SHORT EXERCISE - Without including the pictures, copy out every line below.
** start SUPPLIED DATA **
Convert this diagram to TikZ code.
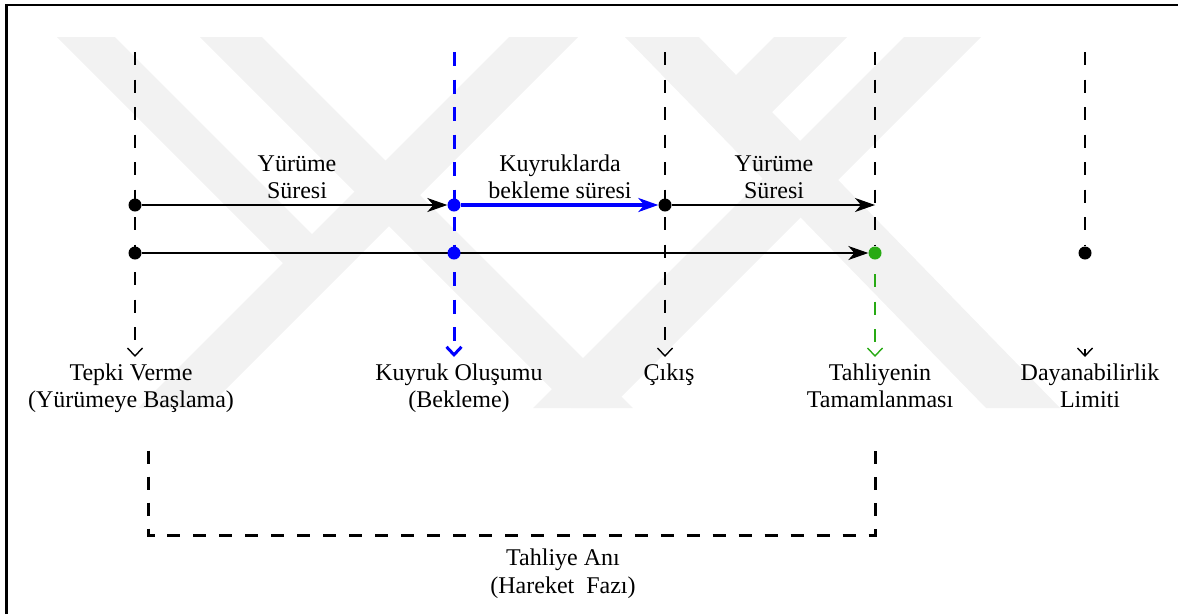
\documentclass[tikz,border=0pt]{standalone}
\usepackage{fontspec}
\setmainfont{Liberation Serif}
\usetikzlibrary{arrows.meta}
\definecolor{myblue}{RGB}{0,0,255}
\definecolor{mygreen}{RGB}{40,170,20}
\definecolor{wm}{RGB}{242,242,242}
\pgfdeclarelayer{wmlayer}
\pgfdeclarelayer{lines}
\pgfsetlayers{wmlayer,lines,main}
\begin{document}
\begin{tikzpicture}[x=1pt,y=-1pt,
  dotnode/.style={circle,fill=#1,inner sep=0pt,minimum size=13pt},
  lbl/.style={anchor=base,inner sep=0pt,font=\fontsize{24}{27}\selectfont},
  vdash/.style={line width=1.4pt,dash pattern=on 13pt off 14.5pt},
  bdash/.style={line width=3pt,dash pattern=on 14pt off 13.5pt},
  harrow/.style={line width=1.1pt,-{Stealth[length=20pt,width=14pt,inset=6pt]}},
  barb/.style={-{Straight Barb[length=8pt,width=15pt]}},
  bracket/.style={line width=3pt,dash pattern=on 13pt off 12.964pt,dash phase=15.35pt}
]
\useasboundingbox (0,0) rectangle (1178,614);
% frame
\draw[line width=2.5pt] (6.5,614) -- (6.5,5) -- (1178,5);

% watermark
\begin{pgfonlayer}{wmlayer}
\fill[wm] (57,37) -- (115,37) -- (329,251) -- (300,280) -- cycle;
\fill[wm] (200,37) -- (262,37) -- (633,408) -- (571,408) -- cycle;
\fill[wm] (509,37) -- (578,37) -- (207,408) -- (138,408) -- cycle;
\fill[wm] (625,37) -- (699,37) -- (1060,408) -- (986,408) -- cycle;
\fill[wm] (774,37) -- (847,37) -- (753,131) -- (717,94) -- cycle;
\fill[wm] (904,37) -- (981,37) -- (610,408) -- (533,408) -- cycle;
\end{pgfonlayer}

% dots
\node[dotnode=black] (a1) at (135,205) {};
\node[dotnode=black] (a2) at (135,253) {};
\node[dotnode=myblue] (b1) at (454,205) {};
\node[dotnode=myblue] (b2) at (454,253) {};
\node[dotnode=black] (c1) at (665,205) {};
\node[dotnode=mygreen] (d2) at (875,253) {};
\node[dotnode=black] (e2) at (1085,253) {};

% coordinates
\coordinate (ta) at (135,52);  \coordinate (ea) at (135,357);
\coordinate (tb) at (454,52);  \coordinate (eb) at (454,357);
\coordinate (tc) at (665,52);  \coordinate (ec) at (665,357);
\coordinate (td) at (875,52);  \coordinate (ed) at (875,357);
\coordinate (te) at (1085,52); \coordinate (ee) at (1085,357);
\coordinate (se) at (1085,349);
\coordinate (d1) at (875,205);

\begin{pgfonlayer}{lines}
\draw[vdash,barb] (ta) -- (ea);
\draw[vdash,barb] (tc) -- (ec);
\draw[vdash] (td) -- (d2);
\draw[vdash,mygreen,barb,dash phase=13pt] (d2) -- (ed);
\draw[vdash] (te) -- (e2);
\draw[line width=1.4pt,barb] (se) -- (ee);
\draw[bdash,myblue,barb] (tb) -- (eb);
% horizontal arrows
\draw[harrow] (a1) -- (b1);
\draw[harrow] (c1) -- (d1);
\draw[harrow] (a2) -- (d2);
\draw[line width=3.2pt,myblue,-{Stealth[length=20pt,width=14pt,inset=6pt]}] (b1) -- (c1);
\end{pgfonlayer}

% labels above
\node[lbl] (l1a) at (297,171) {Yürüme};
\node[lbl] (l1b) at (297,198) {Süresi};
\node[lbl] (l2a) at (560,171) {Kuyruklarda};
\node[lbl] (l2b) at (560,198) {bekleme süresi};
\node[lbl] (l3a) at (774,171) {Yürüme};
\node[lbl] (l3b) at (774,198) {Süresi};

% labels below
\node[lbl] (n1a) at (131,380) {Tepki Verme};
\node[lbl] (n1b) at (131,407) {(Yürümeye Başlama)};
\node[lbl] (n2a) at (459,380) {Kuyruk Oluşumu};
\node[lbl] (n2b) at (459,407) {(Bekleme)};
\node[lbl] (n3a) at (669,380) {Çıkış};
\node[lbl] (n4a) at (880,380) {Tahliyenin};
\node[lbl] (n4b) at (880,407) {Tamamlanması};
\node[lbl] (n5a) at (1090,380) {Dayanabilirlik};
\node[lbl] (n5b) at (1090,407) {Limiti};

% bracket
\coordinate (k1) at (148,440);
\coordinate (k2) at (148,535);
\coordinate (k3) at (875,535);
\coordinate (k4) at (875,440);
\draw[bracket] (k1) -- (k2) -- (k3) -- (k4);
\node[lbl] (m1) at (563,565) {Tahliye Anı};
\node[lbl] (m2) at (563,593) {(Hareket\ \ Fazı)};
\end{tikzpicture}
\end{document}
** end SUPPLIED DATA **
FULL RESPONSE -
Convert this diagram to TikZ code.
\documentclass[tikz,border=0pt]{standalone}
\usepackage{fontspec}
\setmainfont{Liberation Serif}
\usetikzlibrary{arrows.meta}
\definecolor{myblue}{RGB}{0,0,255}
\definecolor{mygreen}{RGB}{40,170,20}
\definecolor{wm}{RGB}{242,242,242}
\pgfdeclarelayer{wmlayer}
\pgfdeclarelayer{lines}
\pgfsetlayers{wmlayer,lines,main}
\begin{document}
\begin{tikzpicture}[x=1pt,y=-1pt,
  dotnode/.style={circle,fill=#1,inner sep=0pt,minimum size=13pt},
  lbl/.style={anchor=base,inner sep=0pt,font=\fontsize{24}{27}\selectfont},
  vdash/.style={line width=1.4pt,dash pattern=on 13pt off 14.5pt},
  bdash/.style={line width=3pt,dash pattern=on 14pt off 13.5pt},
  harrow/.style={line width=1.1pt,-{Stealth[length=20pt,width=14pt,inset=6pt]}},
  barb/.style={-{Straight Barb[length=8pt,width=15pt]}},
  bracket/.style={line width=3pt,dash pattern=on 13pt off 12.964pt,dash phase=15.35pt}
]
\useasboundingbox (0,0) rectangle (1178,614);
% frame
\draw[line width=2.5pt] (6.5,614) -- (6.5,5) -- (1178,5);

% watermark
\begin{pgfonlayer}{wmlayer}
\fill[wm] (57,37) -- (115,37) -- (329,251) -- (300,280) -- cycle;
\fill[wm] (200,37) -- (262,37) -- (633,408) -- (571,408) -- cycle;
\fill[wm] (509,37) -- (578,37) -- (207,408) -- (138,408) -- cycle;
\fill[wm] (625,37) -- (699,37) -- (1060,408) -- (986,408) -- cycle;
\fill[wm] (774,37) -- (847,37) -- (753,131) -- (717,94) -- cycle;
\fill[wm] (904,37) -- (981,37) -- (610,408) -- (533,408) -- cycle;
\end{pgfonlayer}

% dots
\node[dotnode=black] (a1) at (135,205) {};
\node[dotnode=black] (a2) at (135,253) {};
\node[dotnode=myblue] (b1) at (454,205) {};
\node[dotnode=myblue] (b2) at (454,253) {};
\node[dotnode=black] (c1) at (665,205) {};
\node[dotnode=mygreen] (d2) at (875,253) {};
\node[dotnode=black] (e2) at (1085,253) {};

% coordinates
\coordinate (ta) at (135,52);  \coordinate (ea) at (135,357);
\coordinate (tb) at (454,52);  \coordinate (eb) at (454,357);
\coordinate (tc) at (665,52);  \coordinate (ec) at (665,357);
\coordinate (td) at (875,52);  \coordinate (ed) at (875,357);
\coordinate (te) at (1085,52); \coordinate (ee) at (1085,357);
\coordinate (se) at (1085,349);
\coordinate (d1) at (875,205);

\begin{pgfonlayer}{lines}
\draw[vdash,barb] (ta) -- (ea);
\draw[vdash,barb] (tc) -- (ec);
\draw[vdash] (td) -- (d2);
\draw[vdash,mygreen,barb,dash phase=13pt] (d2) -- (ed);
\draw[vdash] (te) -- (e2);
\draw[line width=1.4pt,barb] (se) -- (ee);
\draw[bdash,myblue,barb] (tb) -- (eb);
% horizontal arrows
\draw[harrow] (a1) -- (b1);
\draw[harrow] (c1) -- (d1);
\draw[harrow] (a2) -- (d2);
\draw[line width=3.2pt,myblue,-{Stealth[length=20pt,width=14pt,inset=6pt]}] (b1) -- (c1);
\end{pgfonlayer}

% labels above
\node[lbl] (l1a) at (297,171) {Yürüme};
\node[lbl] (l1b) at (297,198) {Süresi};
\node[lbl] (l2a) at (560,171) {Kuyruklarda};
\node[lbl] (l2b) at (560,198) {bekleme süresi};
\node[lbl] (l3a) at (774,171) {Yürüme};
\node[lbl] (l3b) at (774,198) {Süresi};

% labels below
\node[lbl] (n1a) at (131,380) {Tepki Verme};
\node[lbl] (n1b) at (131,407) {(Yürümeye Başlama)};
\node[lbl] (n2a) at (459,380) {Kuyruk Oluşumu};
\node[lbl] (n2b) at (459,407) {(Bekleme)};
\node[lbl] (n3a) at (669,380) {Çıkış};
\node[lbl] (n4a) at (880,380) {Tahliyenin};
\node[lbl] (n4b) at (880,407) {Tamamlanması};
\node[lbl] (n5a) at (1090,380) {Dayanabilirlik};
\node[lbl] (n5b) at (1090,407) {Limiti};

% bracket
\coordinate (k1) at (148,440);
\coordinate (k2) at (148,535);
\coordinate (k3) at (875,535);
\coordinate (k4) at (875,440);
\draw[bracket] (k1) -- (k2) -- (k3) -- (k4);
\node[lbl] (m1) at (563,565) {Tahliye Anı};
\node[lbl] (m2) at (563,593) {(Hareket\ \ Fazı)};
\end{tikzpicture}
\end{document}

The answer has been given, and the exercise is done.